You can see how async for is used to asynchronously loop over the result from calling map.

If one of the function calls raises an error, all unfinished calls will be cancelled, but you may still have received partial results. Here's another example from the tests:

times = [0.01, 0.02, 0.1, 0.2]
results = []

async def f(dt):
    await asyncio.sleep(dt)
    if dt == 0.1:
        raise Exception('oh noes')
    return dt

async def main():
    async with CoroutineExecutor() as exe:
        async for r in exe.map(f, times):
            results.append(r)

with pytest.raises(Exception):
    asyncio.run(main())

assert results == [0.01, 0.02]

The first two values of the batch finish quickly, and I saved these to the results list in the outer scope. Then, one of the jobs fails with an exception. This results in the other pending jobs being cancelled (i.e., the "0.2" case in this example), the CoroutineExecutor instance re-raising the exception, and in this example, the exception raises all the way out to the invocation of the run() function itself. However, note that we still have the results from jobs that succeeded.

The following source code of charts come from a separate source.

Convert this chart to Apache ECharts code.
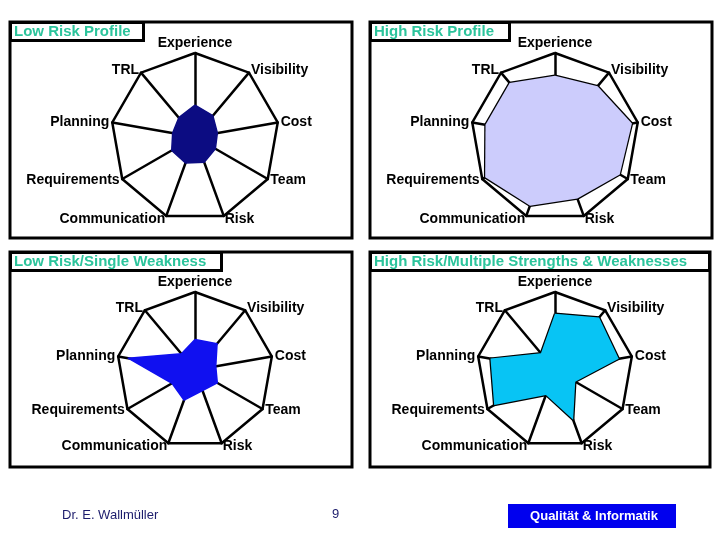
<!DOCTYPE html>
<html>
<head>
<meta charset="utf-8">
<script src="https://cdn.jsdelivr.net/npm/echarts@6/dist/echarts.min.js"></script>
<style>
    html, body { margin: 0; padding: 0; background: #fff; }
    #main { width: 720px; height: 540px; }
</style>
</head>
<body>
<div id="main"></div>
<script>
    // axes listed counterclockwise, starting at the top
    var axes = ['Experience', 'TRL', 'Planning', 'Requirements', 'Communication', 'Risk', 'Team', 'Cost', 'Visibility'];
    var titles = ['Low Risk Profile', 'High Risk Profile', 'Low Risk/Single Weakness', 'High Risk/Multiple Strengths & Weaknesses'];
    var lowRisk = [0.38, 0.30, 0.27, 0.32, 0.33, 0.32, 0.28, 0.27, 0.33];
    var highRisk = [0.73, 0.84, 0.84, 0.96, 0.87, 0.78, 0.89, 0.93, 0.79];
    var singleWeakness = [0.39, 0.27, 0.87, 0.34, 0.41, 0.28, 0.33, 0.27, 0.44];
    var multiple = [0.72, 0.28, 0.84, 0.90, 0.34, 0.68, 0.30, 0.83, 0.88];

    var profiles = [lowRisk, highRisk, singleWeakness, multiple];
    var fills = ['#0c0c82', '#ccccfc', '#1010f0', '#08c4f4'];
    var edges = ['#0c0c82', '#000', '#1010f0', '#000'];
    var centers = [[195, 137], [555, 137], [195, 370], [555, 370]];
    var radii = [84, 84, 78, 78];
    var titlePos = [[10, 22], [370, 22], [10, 252], [370, 252]];
    var titlePad = [[2, 13, 2, 4], [2, 16, 2, 4], [2, 15, 2, 4], [2, 23, 2, 4]];
    var frames = [[10, 22, 342, 216], [370, 22, 342, 216], [10, 252, 342, 215], [370, 252, 340, 215]];

    var font = '"Liberation Sans", Arial, sans-serif';

    var myChart = echarts.init(document.getElementById('main'));

    var radars = centers.map(function (c, i) {
        return {
            center: c,
            radius: radii[i],
            startAngle: 90,
            shape: 'polygon',
            splitNumber: 1,
            indicator: axes.map(function (n) { return {name: n, max: 1}; }),
            axisName: {color: '#000', fontSize: 14, fontFamily: font, fontWeight: 'bold'},
            nameGap: 3,
            axisLine: {lineStyle: {color: '#000', width: 2.5}},
            splitLine: {lineStyle: {color: '#000', width: 2.5}},
            splitArea: {show: false},
            axisTick: {show: false},
            axisLabel: {show: false}
        };
    });

    var series = profiles.map(function (vals, i) {
        return {
            type: 'radar',
            radarIndex: i,
            symbol: 'none',
            silent: true,
            lineStyle: {color: edges[i], width: i % 2 ? 2.5 : 1.5},
            areaStyle: {color: fills[i], opacity: 1},
            data: [{value: vals, name: titles[i]}]
        };
    });

    var graphics = frames.map(function (f) {
        return {
            type: 'rect',
            shape: {x: f[0], y: f[1], width: f[2], height: f[3]},
            style: {fill: 'none', stroke: '#000', lineWidth: 3},
            z: 0
        };
    });
    graphics.push(
        {type: 'text', left: 62, top: 509, style: {text: 'Dr. E. Wallmüller', fill: '#1c1c6c', font: '13px ' + font}},
        {type: 'text', left: 332, top: 508, style: {text: '9', fill: '#1c1c6c', font: '13px ' + font}},
        {type: 'rect', shape: {x: 508, y: 504, width: 168, height: 24}, style: {fill: '#0000ee'}},
        {type: 'text', x: 594, y: 516, style: {text: 'Qualität & Informatik', fill: '#fff', font: 'bold 13px ' + font, align: 'center', verticalAlign: 'middle'}}
    );

    var option = {
        backgroundColor: '#fff',
        animation: false,
        title: titles.map(function (t, i) {
            return {
                text: t,
                left: titlePos[i][0],
                top: titlePos[i][1],
                padding: titlePad[i],
                borderWidth: 3,
                borderColor: '#000',
                backgroundColor: '#fff',
                textStyle: {color: '#2cc49c', fontSize: 15, fontWeight: 'bold', fontFamily: font}
            };
        }),
        radar: radars,
        series: series,
        graphic: graphics
    };
    myChart.setOption(option);
</script>
</body>
</html>
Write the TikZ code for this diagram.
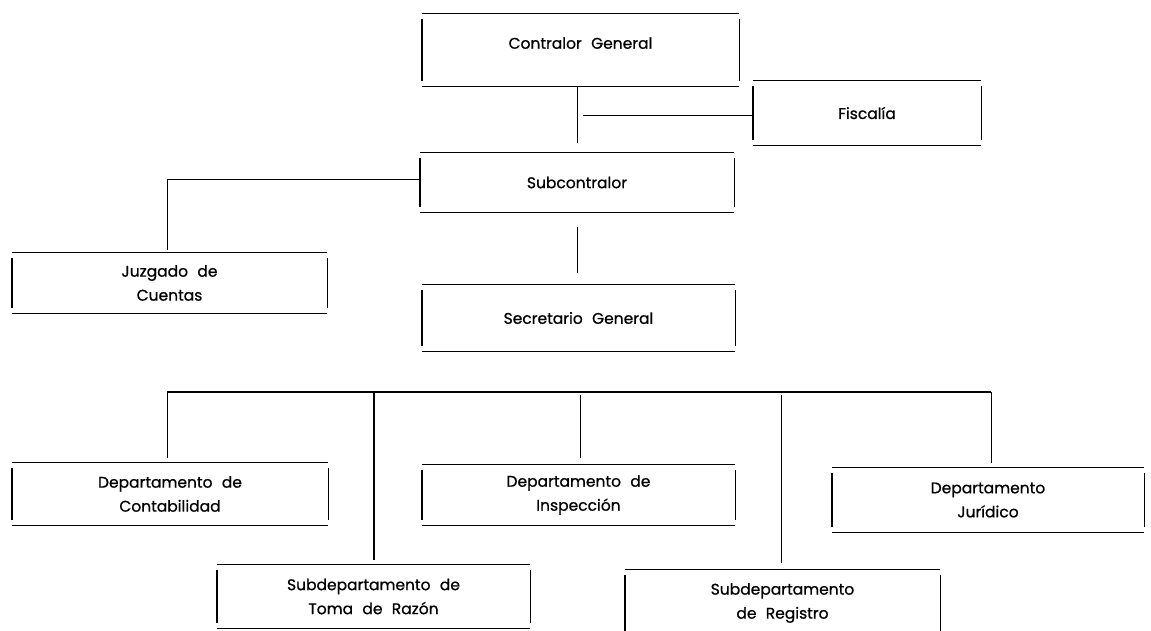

You don't always have to submit tasks to the executor in a single function. The executor instance can be passed around and work can be added to it from several different places.

from random import random

async def f(dt):
    await asyncio.sleep(dt)

async def producer1(executor: CoroutineExecutor):
    executor.submit(f, random())
    executor.submit(f, random())
    executor.submit(f, random())

async def producer2(executor: CoroutineExecutor):
    executor.submit(f, random())
    executor.submit(f, random())
    executor.submit(f, random())

async def main():
    async with CoroutineExecutor(timeout=0.5) as executor:
        executor.submit(f, random())
        executor.submit(f, random())
        executor.submit(f, random())

        executor.submit(producer1, executor)
        executor.submit(producer2, executor)

run(main())

You can not only submit jobs within the executor context manager, but also pass the instance around and collect jobs from other functions too. And the timeout set when creating the CoroutineExecutor instance will still be applied.